Avez-vous une source d’inspiration dans la voile ou ailleurs ?
Mon inspiration est venue tout jeune de Sir Ben Ainslie, un anglais aux cinq médailles olympiques dont quatre en or, le plus grand athlète de notre sport. Et de Kylian Mbappé, un athlète hors normes qui m’inspire par ses convictions. Très jeune, il savait exactement où il voulait aller et le disait haut et fort. Il l’assumait dans ses succès comme dans ses revers. Ce n’est pas une attitude facile à tenir. En exprimant ses ambitions, on s’expose.
Heureux que Kylian Mbappé soit le nouveau propriétaire de la Team France ?
C’est un honneur de l’avoir à nos côtés. Porter les couleurs de son association Inspired by Kylian Mbappé et pouvoir faire découvrir notre environnement à tous les enfants de l’association, d’autant plus sur un circuit à la pointe de notre sport comme SailGP, est une chance. Je suis très respectueux des personnes qui mettent tout en œuvre pour vivre leur rêve. Kylian en est un exemple incroyable. C’est aussi une mise en lumière de la voile fabuleuse.
Quelles sont les spécificités du F50 ?
C’est un des bateaux les plus rapides du monde, techniquement très difficile. Les interfaces électroniques contrôlent les vérins hydrauliques qui font bouger la structure du bateau. C’est nouveau dans notre sport. On a toujours contrôlé les bateaux avec des bouts et des winches. C’est révolu. Il faut faire appel à notre savoir-faire de marin avec un feeling complètement différent et s’adapter. On se surprend à devoir lire des modes d’emploi de plus de 100 pages ressemblant à des modes d’emploi industriel.
Toute cette technologie où la force physique n’est plus le seul critère, permet d’ouvrir la voile de haut niveau aux femmes. Vous avez une femme à bord grâce au quota imposé ?
C’est une vraie perspective pour les femmes d’avoir réussi à mettre de côté cet aspect physique. Sur le F50, en mettant toute sa détermination pour apprendre vite et bien, on peut faire appel à ce qui est la finalité de la voile, notre sens de régatier et jouer aux échecs sur un bateau qui va à 100 km/h.
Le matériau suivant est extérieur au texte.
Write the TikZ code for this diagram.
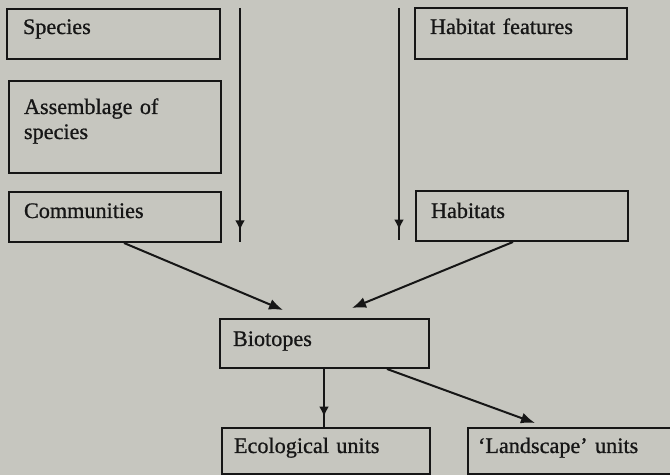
\documentclass[tikz,border=0pt]{standalone}
\usepackage{fontspec}
\usepackage{tikz}
\usetikzlibrary{arrows.meta,calc,decorations.markings}
\newfontfamily\unitfont{Liberation Serif}[FakeBold=0.8]
\definecolor{paper}{RGB}{198,198,191}
\definecolor{ink}{RGB}{22,22,22}
\tikzset{
  unitbox/.style={draw=ink, line width=1pt, anchor=north west, align=left,
    inner ysep=0pt, inner xsep=7.5pt, text width=91pt,
    text height=13pt, text depth=12pt, text=ink,
    font=\unitfont\fontsize{11.1}{12.5}\selectfont},
  flow/.style={draw=ink, line width=1pt, -{Latex[length=7pt,width=5.5pt]}},
  midflow/.style={draw=ink, line width=1pt, postaction={decorate},
    decoration={markings, mark=at position #1 with {\arrow{Latex[length=5pt,width=5pt]}}}}
}
\begin{document}
\begin{tikzpicture}[x=0.5pt,y=-0.5pt]
\fill[paper] (0,0) rectangle (670,475);
\useasboundingbox (0,0) rectangle (670,475);

% biological side
\node[unitbox, inner xsep=8pt, text width=90.5pt, text height=12.5pt, text depth=12.5pt] (species) at (6,8) {Species};
\node[unitbox, text height=16.5pt, text depth=29.5pt] (assem) at (8,80) {Assemblage of\\species};
\node[unitbox] (comm) at (8,191) {Communities};

% physical side
\node[unitbox, text depth=12.5pt] (habf) at (414,7) {Habitat features};
\node[unitbox, text height=13.5pt, text depth=11.5pt] (habs) at (415,190) {Habitats};

% combined units
\node[unitbox, inner xsep=6.5pt, text width=91.5pt, text height=13.5pt, text depth=11pt] (bio) at (219,318) {Biotopes};
\node[unitbox, inner xsep=6pt, text width=92pt, text height=12.5pt, text depth=10.5pt] (eco) at (221,427) {Ecological units};
\node[unitbox, inner xsep=5pt, text width=100pt, text height=12.5pt, text depth=10.5pt] (land) at (467,427) {‘Landscape’ units};

% scale lines
\coordinate (ltop) at (240,8);
\coordinate (lbot) at (240,242);
\coordinate (rtop) at (399,8);
\coordinate (rbot) at (399,240);
\draw[midflow=0.95] (ltop) -- (lbot);
\draw[midflow=0.955] (rtop) -- (rbot);

% arrows
\draw[flow] ($(comm.south)+(9,0)$) -- ($(bio.north west)+(64,-8)$);
\draw[flow] ($(habs.south)+(-9,0)$) -- ($(bio.north west)+(133,-10)$);
\draw[midflow=0.82] ($(bio.south west)+(105,0)$) -- ($(eco.north west)+(103,0)$);
\draw[flow] ($(bio.south west)+(168,0)$) -- ($(land.north west)+(68,-4)$);
\end{tikzpicture}
\end{document}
Votre record est à 99,94 km/h. Pourrez-vous aller au-delà sur le circuit de Saint-Tropez ?
On l’espère si la configuration high speed est donnée pour le Grand Prix de Saint-Tropez, il y aura une chance. C’est une recette assez subtile, une mer plate, du vent très fort et la configuration optimale sur le bateau avec la petite aile de 18 mètres et les foils les plus petits possibles pour diminuer la traînée dans l’eau.
Que pensez-vous du circuit de Saint-Tropez ?
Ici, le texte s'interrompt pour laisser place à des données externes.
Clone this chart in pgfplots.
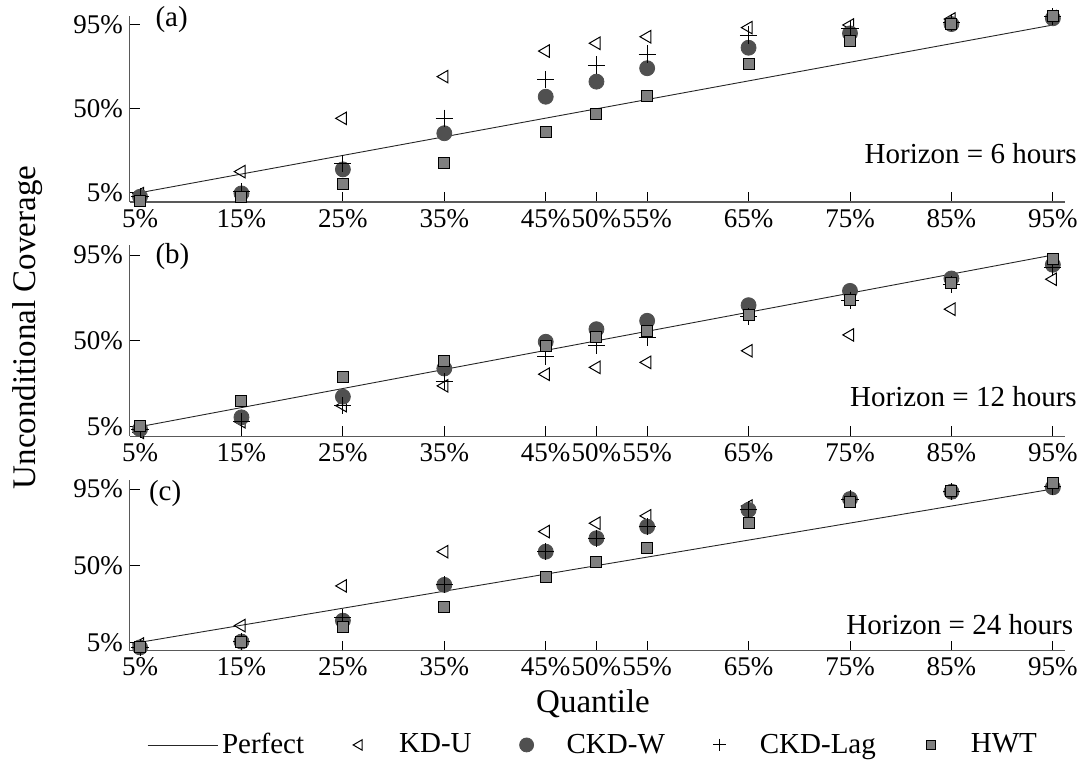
\documentclass[border=0pt]{standalone}
\usepackage{fontspec}
\setmainfont{Liberation Serif}
\usepackage{pgfplots}
\usepackage{pgfplotstable}
\pgfplotsset{compat=1.18}
\definecolor{cirfill}{RGB}{80,80,80}
\definecolor{sqfill}{RGB}{128,128,128}

\pgfplotstableread{
x  kdu   ckdw  lag   hwt
5  4.5   2.8   3.0   0.7
15 16.3  4.6   5.5   2.8
25 44.9  17.5  20.7  9.7
35 67.3  36.9  44.9  20.7
45 81.0  56.5  65.8  37.7
50 85.2  64.6  73.5  47.1
55 88.7  71.8  79.4  56.9
65 93.6  82.8  89.6  73.9
75 95.0  90.5  93.2  86.4
85 98.2  95.5  96.2  95.4
95 99.5  98.6  99.5  100
}\tabA
\pgfplotstableread{
x  kdu   ckdw  lag   hwt
5  2.0   3.7   3.7   5.5
15 7.6   9.9   7.6   18.6
25 16.0  20.7  15.9  30.8
35 26.4  35.5  28.5  39.2
45 32.5  49.5  41.8  47.4
50 36.1  56.1  47.4  51.8
55 38.7  60.5  51.8  55.2
65 44.8  68.7  62.6  63.5
75 53.1  76.2  71.3  71.3
85 66.6  82.7  79.7  80.2
95 82.3  89.9  88.7  92.7
}\tabB
\pgfplotstableread{
x  kdu   ckdw  lag   hwt
5  4.0   2.0   2.0   2.1
15 14.8  5.4   5.4   5.4
25 38.1  17.7  19.7  13.8
35 58.2  38.7  38.7  25.9
45 70.0  58.2  58.2  43.2
50 74.9  66.1  66.1  52.0
55 79.2  72.9  72.9  60.6
65 85.0  82.7  82.7  74.9
75 89.1  89.1  89.1  87.2
85 93.4  93.4  93.4  94.0
95 96.6  96.0  96.6  98.4
}\tabC

\pgfplotsset{
  panel/.style={
    scale only axis, width=467.55pt,
    xmin=4, xmax=96.2, ymin=0, ymax=100,
    axis x line*=bottom, axis y line*=left,
    axis line style={black!65, line width=0.6pt},
    xtick={5,15,25,35,45,50,55,65,75,85,95},
    xticklabels={5\%,15\%,25\%,35\%,45\%,50\%,55\%,65\%,75\%,85\%,95\%},
    ytick={5,50,95}, yticklabels={5\%,50\%,95\%},
    tick align=inside, major tick length=5pt,
    tick style={black, line width=0.5pt},
    ticklabel style={font=\fontsize{13.5}{16}\selectfont},
    /pgf/number format/assume math mode=true,
    clip=false,
  },
  mkimg/.style={legend image code/.code={%
      \path[draw=none, fill=none] (-12pt,-1pt) rectangle (18pt,1pt);
      \draw[mark repeat=3, mark phase=2, ##1] plot coordinates {(-12pt,0pt) (0pt,0pt) (18pt,0pt)};}},
  lnimg/.style={legend image code/.code={\draw[##1] (0pt,0pt) -- (35pt,0pt);}},
  perf/.style={black!85, line width=0.45pt},
  kdu/.style={only marks, black, mark=triangle, mark size=3.6pt, mark options={rotate=90, line width=0.5pt, fill=none}},
  ckdw/.style={only marks, mark=*, mark size=3.75pt, mark options={draw=cirfill, fill=cirfill}},
  lag/.style={only marks, black, mark=+, mark size=4.3pt, mark options={line width=0.5pt}},
  hwt/.style={only marks, mark=square*, mark size=2.75pt, mark options={draw=black, fill=sqfill, line width=0.5pt}},
}

\newcommand{\panelplots}[1]{%
  \addplot[perf, forget plot] coordinates {(5,5) (95,95)};
  \addplot[kdu, forget plot] table[x=x, y=kdu] {#1};
  \addplot[ckdw, forget plot] table[x=x, y=ckdw] {#1};
  \addplot[lag, forget plot] table[x=x, y=lag] {#1};
  \addplot[hwt, forget plot] table[x=x, y=hwt] {#1};
}

\begin{document}
\begin{tikzpicture}
\useasboundingbox (0,0) rectangle (541.5pt,382pt);
\tikzset{txt/.style={font=\fontsize{14.5}{17}\selectfont, inner sep=0pt}}

% panel (a)
\begin{axis}[panel, height=93.15pt, at={(64.95pt,281pt)}, anchor=south west]
  \panelplots{\tabA}
  \node[txt, anchor=west] at (rel axis cs:0.027,0.977) {(a)};
  \node[txt, anchor=base east] at (rel axis cs:1.013,0.204) {Horizon = 6 hours};
\end{axis}

% panel (b)
\begin{axis}[panel, height=95.35pt, at={(64.95pt,163.9pt)}, anchor=south west]
  \panelplots{\tabB}
  \node[txt, anchor=west] at (rel axis cs:0.027,0.941) {(b)};
  \node[txt, anchor=base east] at (rel axis cs:1.013,0.155) {Horizon = 12 hours};
\end{axis}

% panel (c)
\begin{axis}[panel, height=85.15pt, at={(64.95pt,56.6pt)}, anchor=south west,
  legend columns=5,
  legend style={at={(0.018,-0.553)}, anchor=west, draw=none, fill=none, inner sep=0pt,
    font=\fontsize{14.5}{17}\selectfont,
    /tikz/every even column/.append style={column sep=13.5pt}},
  legend cell align=left]
  \panelplots{\tabC}
  \node[txt, anchor=west] at (rel axis cs:0.02,0.925) {(c)};
  \node[txt, anchor=base east] at (rel axis cs:1.009,0.093) {Horizon = 24 hours};
  \addlegendimage{perf, lnimg}
  \addlegendentry{Perfect}
  \addlegendimage{kdu, mkimg, mark size=3pt}
  \addlegendentry{KD-U}
  \addlegendimage{ckdw, mkimg, mark size=3.5pt}
  \addlegendentry{CKD-W}
  \addlegendimage{lag, mkimg, mark size=3.2pt}
  \addlegendentry{CKD-Lag}
  \addlegendimage{hwt, mkimg, mark size=2.2pt}
  \addlegendentry{HWT}
\end{axis}

\node[rotate=90, font=\fontsize{16.5}{19}\selectfont] at (14pt,218.25pt) {Unconditional Coverage};
\node[anchor=base, font=\fontsize{16.5}{19}\selectfont] at (296.5pt,25.5pt) {Quantile};
\end{tikzpicture}
\end{document}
C’est un de mes grands prix préférés, pas seulement parce qu’il est en France, je mesure la chance qu’on a de naviguer à Saint-Tropez, un lieu emblématique. C’est extraordinaire de régater devant le clocher et les fans français. Par contre Saint-Tropez, c’est tout ou rien. S’il n’y a pas beaucoup de vent on navigue à la méditerranéenne, anticipant une rafale là où elle n’existe pas encore, et il faut savoir changer d’état d’esprit et s’adapter en quelques heures quand un vent fort se lève d’un coup.
Vous auriez une anecdote à me raconter ?
Celle qui a marqué l’histoire de notre équipe et nos supporters quand on a gagné toutes les manches à Sydney. On a passé la ligne d’arrivée et dans la joie du moment, j’ai crié la clean sheet frérot, en désignant tous mes équipiers. En voile la clean Sheet signifie qu’on n’a laissé aucune manche à la concurrence. C’est assez rare, ça nous a soudés.
Si on les interrogeait, que diraient de vous vos équipiers ?
C’est une excellente question… il faudra leur demander ! (rires)
Où vous voyez-vous dans dix ans ?
Dans dix ans, je pense que je serai papa. J’espère que je serai marié, encore à la tête de cette équipe, peut-être avec des responsabilités supplémentaires et en ayant trois ou quatre championnats de Sail GP au compteur.
Qu’est-ce qui vous rend heureux ?
Ma famille, mes amis, naviguer sur un F50. Chaque fois que je navigue sur ce bateau, j’ai un rictus que je ne peux pas cacher. Et la gagne. Chaque fois que je gagne, ça me procure une sensation et une adrénaline que je n’ai connue nulle part ailleurs.
On espère voir ce sourire de la gagne de nombreuses fois et particulièrement à Saint-Tropez.